La France, lieu de survenance du dommage. Selon la Cour de cassation, la loi applicable à la responsabilité extracontractuelle est « celle de l’Etat du lieu où le fait dommageable s’est produit ».
Ce lieu ne pas doit s’entendre au sens strict et peut être « aussi bien (…) celui du fait générateur du dommage que (…) celui du lieu de réalisation de ce dernier ».
En l’espèce, la Cour de cassation met en évidence la nature « complexe » du délit, c’est-à-dire lorsqu’il est possible de dissocier son fait générateur et le dommage qui en résulte [7]. A cet égard, elle confirme la méthode utilisée par la Cour d’appel, s’agissant des délits complexes, qui consiste à « (…) rechercher le pays présentant les liens les plus étroits avec le fait dommageable ».
Pragmatique, l’analyse permet de localiser, à l’aide de différents indices, le lieu précis de survenance du dommage [8].
En l’espèce, la Cour d’appel avait mis en évidence différents liens résultant de la relation contractuelle entre les parties régie par un contrat de distribution conclu à Paris et dont l’une des stipulations désignait le droit français comme loi applicable et le Tribunal de commerce de Paris comme juridiction compétente. En confirmant la véracité de ces liens, la Cour de cassation reconnaît que le dommage s’est bien produit en France. La société Chilienne était donc légitime à se prévaloir de l’article L.442-6, I°, 5° du Code de commerce.

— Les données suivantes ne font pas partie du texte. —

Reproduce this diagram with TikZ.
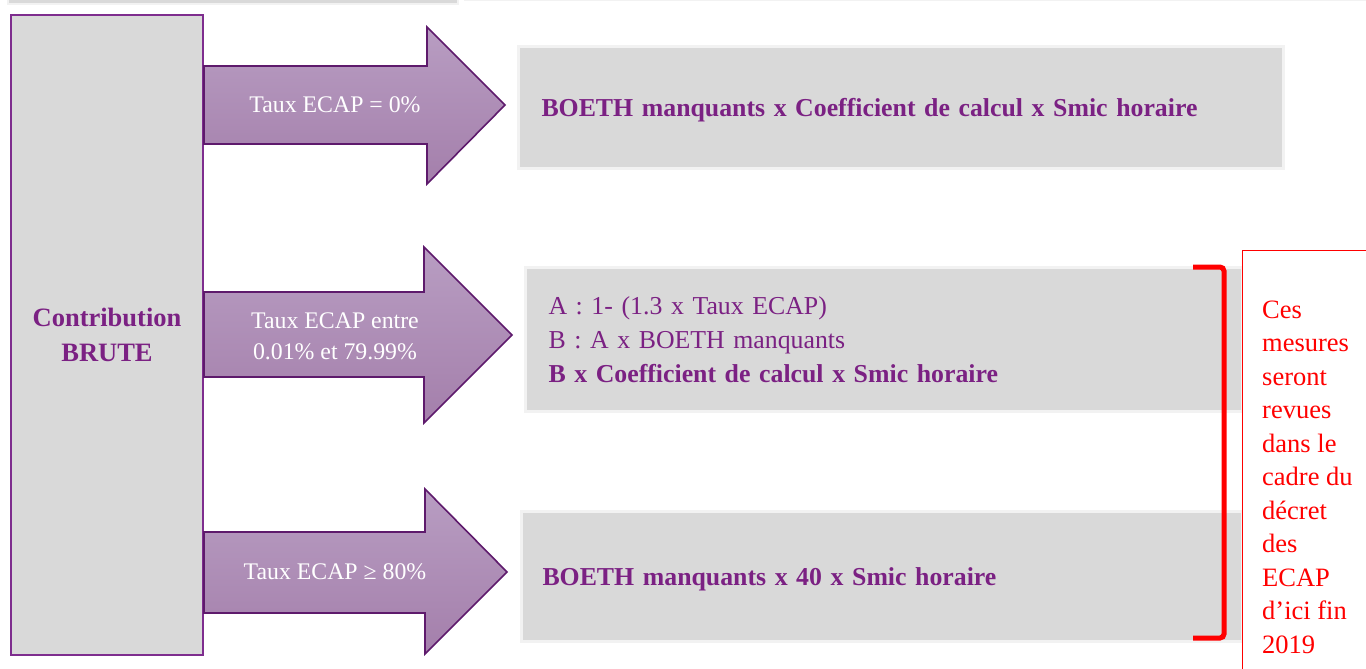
\documentclass[tikz,border=0pt]{standalone}
\usepackage{fontspec}
\setmainfont{Liberation Serif}
\usetikzlibrary{
positioning,
}
\definecolor{prune}{HTML}{7B2183}
\definecolor{cadre}{HTML}{7E2D8E}
\definecolor{flechebord}{HTML}{5E1A6C}
\definecolor{flechehaut}{HTML}{B89DC2}
\definecolor{flechebas}{HTML}{A47FAB}
\definecolor{gris}{HTML}{D9D9D9}
\definecolor{grisclair}{HTML}{F2F2F2}
\tikzset{
every node/.style={align=center},
source/.style={rectangle, draw=cadre, line width=2pt, fill=gris, text=prune,
  font=\bfseries\fontsize{26.5}{35}\selectfont, text depth=0pt},
fleche/.style={draw=flechebord, line width=1.6pt, line join=miter,
  top color=flechehaut, bottom color=flechebas},
taux/.style={text=white, font=\fontsize{23.8}{31}\selectfont, inner sep=0pt},
resultat/.style={rectangle, draw=grisclair, line width=3pt, fill=gris, text=prune,
  align=left, inner xsep=23pt, font=\fontsize{25.8}{34}\selectfont},
note/.style={rectangle, draw=red, line width=1pt, fill=white},
notetexte/.style={text=red, align=left, inner sep=0pt, font=\fontsize{26.5}{33.5}\selectfont},
accolade/.style={draw=red, line width=5pt, rounded corners=4pt},
}

\begin{document}
\begin{tikzpicture}[x=1pt, y=-1pt]
    \useasboundingbox (0,0) rectangle (1366,669);
    % bandes du haut
    \fill[gris, draw=grisclair, line width=2pt] (8,-3) rectangle (458,4);
    \draw[grisclair, line width=1.5pt] (464,0.5) -- (1366,0.5);

    \node [source, anchor=north west, minimum width=192pt, minimum height=640pt] (contrib) at (10,14) {Contribution\\BRUTE};

    % les trois fleches
    \draw [fleche] (204,66) -- (427,66) -- (427,27) -- (505,105) -- (427,184) -- (427,144) -- (204,144) -- cycle;
    \draw [fleche] (204,292) -- (424,292) -- (424,247) -- (512,335) -- (424,423) -- (424,377) -- (204,377) -- cycle;
    \draw [fleche] (204,532) -- (425,532) -- (425,489) -- (507,572) -- (425,654) -- (425,613) -- (204,613) -- cycle;

    \node [taux, anchor=base] (taux1) at (335,113) {Taux ECAP = 0\%};
    \node [taux, text depth=0pt] (taux2) at (335,336) {Taux ECAP entre\\0.01\% et 79.99\%};
    \node [taux, anchor=base] (taux3) at (335,579) {Taux ECAP ≥ 80\%};

    % formules
    \node [resultat, anchor=north west, text width=719pt, minimum height=122pt, text depth=0pt] (calc1) at (517,45)
        {\textbf{BOETH manquants x Coefficient de calcul x Smic horaire}};
    \node [resultat, anchor=north west, text width=671pt, minimum height=144pt] (calc2) at (524,266)
        {A : 1- (1.3 x Taux ECAP)\\B : A x BOETH manquants\\\textbf{B x Coefficient de calcul x Smic horaire}};
    \node [resultat, anchor=north west, text width=679pt, inner xsep=21pt, minimum height=130pt, text depth=0pt] (calc3) at (520,510)
        {\textbf{BOETH manquants x 40 x Smic horaire}};

    % remarque
    \node [note, anchor=north west, minimum width=150pt, minimum height=440pt] (cadre) at (1242,250) {};
    \node [notetexte, below right=50.5pt and 20pt of cadre.north west] (remarque)
        {Ces\\mesures\\seront\\revues\\dans le\\cadre du\\décret\\des\\ECAP\\d’ici fin\\2019};
    \draw [accolade] (1193,267) -- (1224,267) -- (1224,638) -- (1193,638);
\end{tikzpicture}
\end{document}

Synthèse. Si cet arrêt vient alimenter le lourd contentieux relatif à la rupture brutale des relations commerciales, il montre aussi que le droit des pratiques restrictives – injustement qualifié de « petit droit de la concurrence » – ne cesse de défier le « grand droit », celui des pratiques anticoncurrentielles. Même s’il peut s’avérer parfois indigeste [9], il a le mérite d’offrir aux opérateurs économiques une voie de droit rapide et lisible. S’agissant de la rupture brutale des relations commerciales, cette remarque est incontestable.